* start Data extract *

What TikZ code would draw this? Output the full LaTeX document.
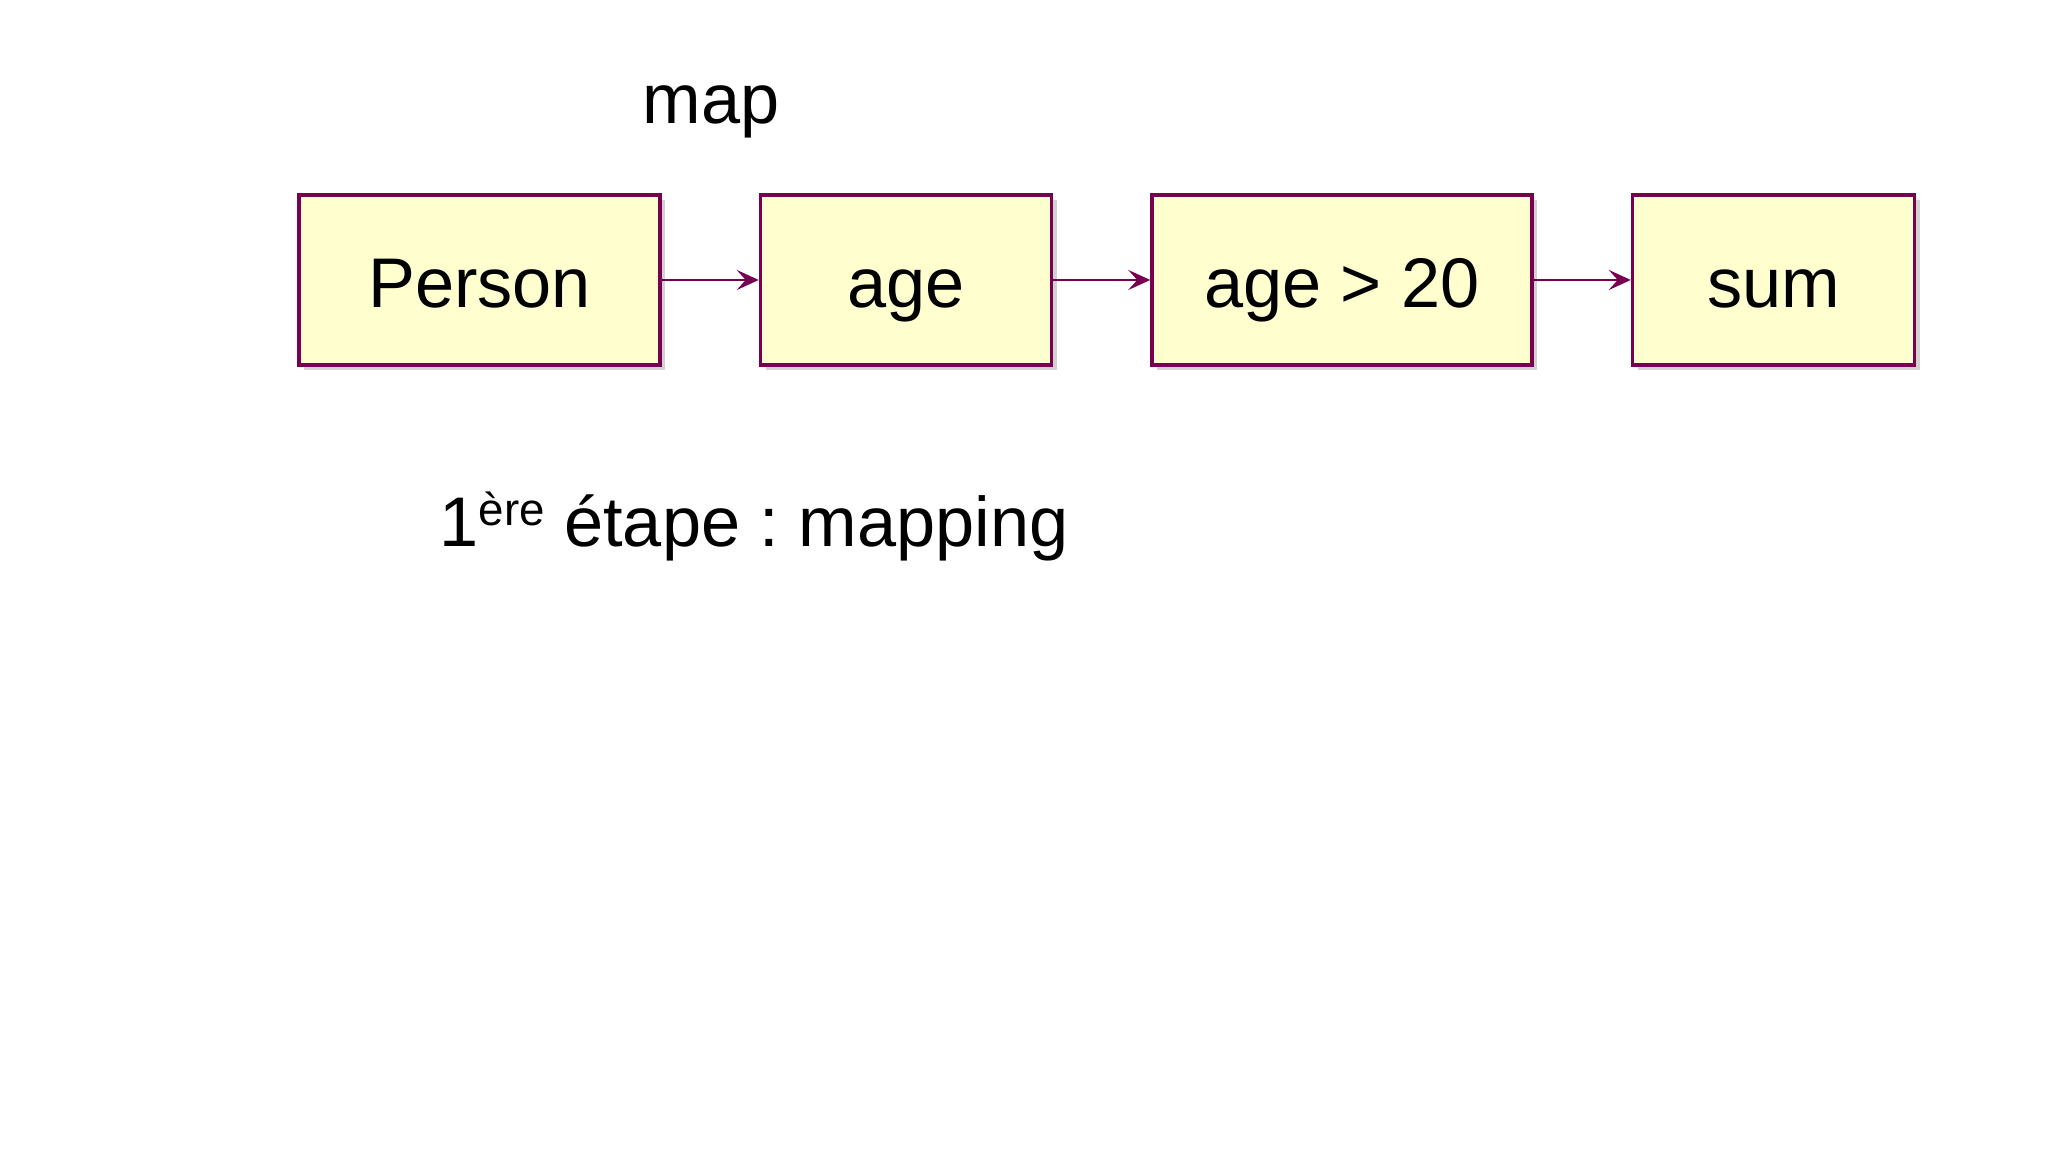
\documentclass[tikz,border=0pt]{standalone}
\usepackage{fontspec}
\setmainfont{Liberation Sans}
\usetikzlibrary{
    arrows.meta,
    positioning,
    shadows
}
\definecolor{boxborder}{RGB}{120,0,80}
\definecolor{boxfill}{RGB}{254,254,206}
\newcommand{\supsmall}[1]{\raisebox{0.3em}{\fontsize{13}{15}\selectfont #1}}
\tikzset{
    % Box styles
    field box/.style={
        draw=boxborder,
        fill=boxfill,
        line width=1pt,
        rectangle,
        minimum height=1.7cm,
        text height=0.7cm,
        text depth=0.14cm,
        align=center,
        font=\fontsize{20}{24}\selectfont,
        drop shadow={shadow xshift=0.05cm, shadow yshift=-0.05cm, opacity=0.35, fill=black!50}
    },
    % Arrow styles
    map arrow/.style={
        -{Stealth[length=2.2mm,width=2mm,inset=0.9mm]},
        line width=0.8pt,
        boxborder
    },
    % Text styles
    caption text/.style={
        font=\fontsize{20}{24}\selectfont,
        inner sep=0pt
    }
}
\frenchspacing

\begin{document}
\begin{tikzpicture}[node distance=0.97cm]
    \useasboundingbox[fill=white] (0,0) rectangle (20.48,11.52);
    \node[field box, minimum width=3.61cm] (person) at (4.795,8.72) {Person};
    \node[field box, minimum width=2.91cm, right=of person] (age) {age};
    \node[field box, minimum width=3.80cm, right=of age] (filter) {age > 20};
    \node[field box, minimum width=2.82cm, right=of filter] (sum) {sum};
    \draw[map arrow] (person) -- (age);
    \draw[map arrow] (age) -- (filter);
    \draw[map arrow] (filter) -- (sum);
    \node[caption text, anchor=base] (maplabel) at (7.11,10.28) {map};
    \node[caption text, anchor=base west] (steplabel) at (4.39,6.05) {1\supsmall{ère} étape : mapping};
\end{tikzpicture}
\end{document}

* end Data extract *

- **Given problem**: In your copy of the listing above, reproduce each line exactly and omit all pictures.

- **Response below**:
What TikZ code would draw this? Output the full LaTeX document.
\documentclass[tikz,border=0pt]{standalone}
\usepackage{fontspec}
\setmainfont{Liberation Sans}
\usetikzlibrary{
    arrows.meta,
    positioning,
    shadows
}
\definecolor{boxborder}{RGB}{120,0,80}
\definecolor{boxfill}{RGB}{254,254,206}
\newcommand{\supsmall}[1]{\raisebox{0.3em}{\fontsize{13}{15}\selectfont #1}}
\tikzset{
    % Box styles
    field box/.style={
        draw=boxborder,
        fill=boxfill,
        line width=1pt,
        rectangle,
        minimum height=1.7cm,
        text height=0.7cm,
        text depth=0.14cm,
        align=center,
        font=\fontsize{20}{24}\selectfont,
        drop shadow={shadow xshift=0.05cm, shadow yshift=-0.05cm, opacity=0.35, fill=black!50}
    },
    % Arrow styles
    map arrow/.style={
        -{Stealth[length=2.2mm,width=2mm,inset=0.9mm]},
        line width=0.8pt,
        boxborder
    },
    % Text styles
    caption text/.style={
        font=\fontsize{20}{24}\selectfont,
        inner sep=0pt
    }
}
\frenchspacing

\begin{document}
\begin{tikzpicture}[node distance=0.97cm]
    \useasboundingbox[fill=white] (0,0) rectangle (20.48,11.52);
    \node[field box, minimum width=3.61cm] (person) at (4.795,8.72) {Person};
    \node[field box, minimum width=2.91cm, right=of person] (age) {age};
    \node[field box, minimum width=3.80cm, right=of age] (filter) {age > 20};
    \node[field box, minimum width=2.82cm, right=of filter] (sum) {sum};
    \draw[map arrow] (person) -- (age);
    \draw[map arrow] (age) -- (filter);
    \draw[map arrow] (filter) -- (sum);
    \node[caption text, anchor=base] (maplabel) at (7.11,10.28) {map};
    \node[caption text, anchor=base west] (steplabel) at (4.39,6.05) {1\supsmall{ère} étape : mapping};
\end{tikzpicture}
\end{document}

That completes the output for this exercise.